The U.S. stock market returned to its range-bound ways, with the major indexes little changed from the week before.  Prices had generally been on the decline throughout the week until a rebound on Friday – thought to be due to an easing of regulations on financial institutions by President Trump.

Our stocks still remain a mix of longs and shorts.  New weekly highs are back to outnumbering new weekly lows, but together are producing quite a bit of “green” on the list below (green is good!).  Not many trades this week with so many stock trends unchanged. 

Our review of key behaviors of successful traders has covered “the more positions the better”, “set it and forget it” and “leave the charting to us”.  Our focus continues this week with an emphasis on maximizing potential gains:

Keep 100% of your capital invested – when creating your initial portfolio, and maintaining positions in your focus stocks thereafter, be sure to utilize all your capital, leaving no cash sitting idle.  Other than an occasion when a focus stock may be an AVOID for a short period (and those instances have declined with recent improvements in analytics), all your capital should be put to use to maximize your potential return from your subscription.

Think of your brokerage account as your own company, and you are CEO.  Each dollar is like an “employee”, whose purpose is to multiply through participation in a stock position.  Leaving account funds un-invested is tantamount to allowing your employees to remain idle, goofing off.   It’s your responsibility to see that every single one of them remains constantly productive.  Don’t be the investor who complains about low returns, then mentions having $______ “just sitting in an account, not doing anything”.
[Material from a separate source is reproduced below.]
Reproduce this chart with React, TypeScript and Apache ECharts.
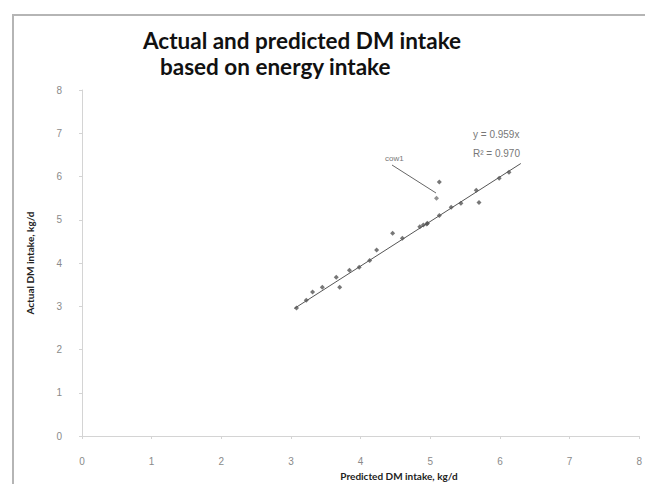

So, be sure to:  1) utilize all your funds when initially creating your portfolio, 2) keep re-investing all gains, 3) resist the impulse after a discouraging losing trade to “sit the next trade out” and allow funds to sit idle (it is rare to have two, even rarer to have 3 or more, losing trades in a row – in many instances the trade following a loss proves to be a large gainer), and 4) understand you do not need a “cushion” of cash in your account.  Stay vigilant and aggressive – put all your “employees” to work every week for the largest possible investment return. 

  

Highlights:  8 new weekly highs in long positions.  12 stocks with double-digit long gains:

       ABX +18%        ERF +21%         KMT +30%      CYBE +48%                      

       IVTY +13%       FRPT +25%       NGL +34%       NEFF +45%                                                    

       SLW +14%       HUN +24%        PIR +37%        TROX +42%

                                                           

3 new weekly lows among short positions.  2 stocks with double-digit short gains:

                                 URBN +21%      AGEN +30%

Locking in short gain of +23% in NPTN (16 weeks).